The City of Beverly Hills has settled yet another case against its former Chief of Police, Sandra Spagnoli, in which a freelance journalist claimed the Chief drove over his foot when he approached her for an interview. The suit accused Spagnoli of assault and battery and accused both the city and Spagnoli of negligence and violating the journalist’s First Amendment rights.
The settlement came out to $17,500, according to City Spokesperson Keith Sterling–a sum low enough not to require City Council approval.
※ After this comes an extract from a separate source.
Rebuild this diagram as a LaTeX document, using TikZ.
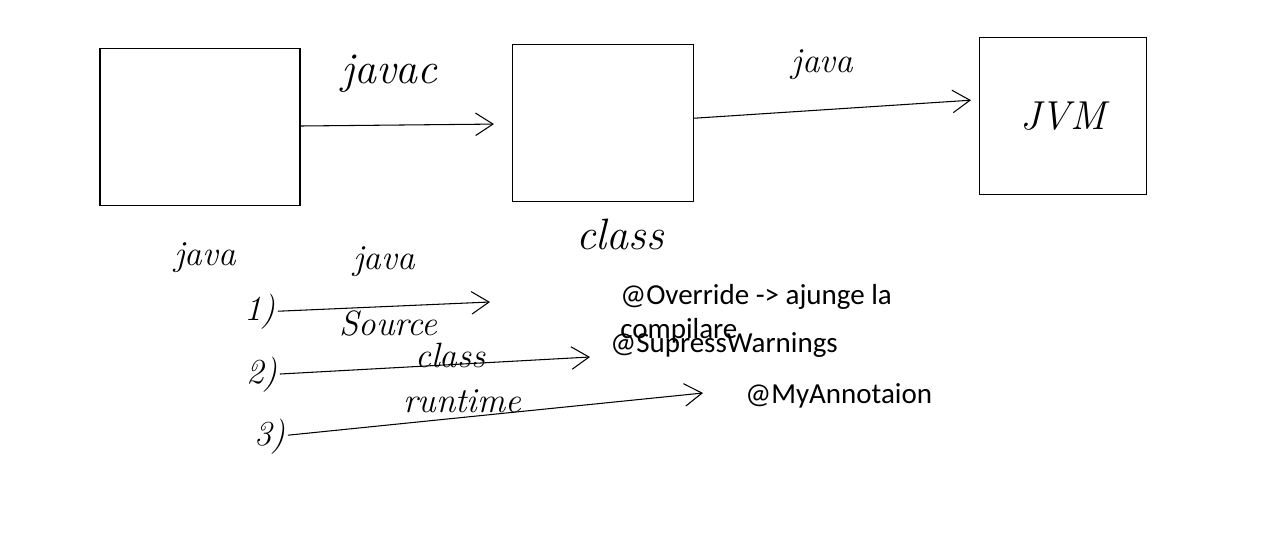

The city has paid over $8 million in judgments and settlements in cases alleging various forms of discrimination by the former chief, who resigned in April 2020.
“The city recognized that they had a case with Spagnoli again that they just needed to put to rest,” said attorney Michael Carrillo, who represented plaintiff Jacob Rogers. “They came to mediation in good faith and they allowed my client now to move forward with his life without this hanging over his head.”
The city expressed similar sentiment at the case’s conclusion–with one caveat. “We are pleased that this case is behind us, however the city continues to dispute the allegations in the complaint,” City Attorney Laurence Wiener told the Courier.
On April 16, 2019, Rogers approached Spagnoli to ask for comment on statements made by Officer Lawrence Ryan, who had described Rogers’ assistant to a news outlet as “a child molester and a rapist,” according to Carrillo.
According to a complaint filed in Los Angeles Superior Court, Spagnoli “abruptly walked away from the interview” and got into her car, telling Rogers that that she would “be happy to sit down” later. Then, Spagnoli drove over Rogers’ foot “either intentionally or negligently.”
The city responded to the suit by labeling the claims as “factually deficient.” The city argued in a demurrer that the suit did “not contain sufficient facts to support claims of assault and battery against a police officer.”
“Plaintiff does not allege that Chief Spagnoli attempted to force Plaintiff to submit to her authority, that she attempted to stop, detain or arrest Plaintiff, or that she was attempting to search Plaintiff,” the city alleged. “Indeed, the facts show that after speaking with Plaintiff, Chief Spagnoli was simply herself trying to leave Plaintiffs presence.”
Santa Monica Superior Court Judge Elaine W. Mandel ordered the two parties to enter into mediation. “It’s kind of common in these cases,” said Carrillo. “The judge sees through the forest and says, come on, this thing needs to settle.”
Carrillo also sees the settlement as an indication of shifting public opinion toward law enforcement. “It speaks to what’s going on in the world now, especially in this country, that the city of Beverly Hills agreed to pay an amount to my client,” he said, referencing numerous reports of police violence against journalists following the killing of George Floyd and Breanna Taylor. “The community, the potential jurors, are getting swayed by that information.”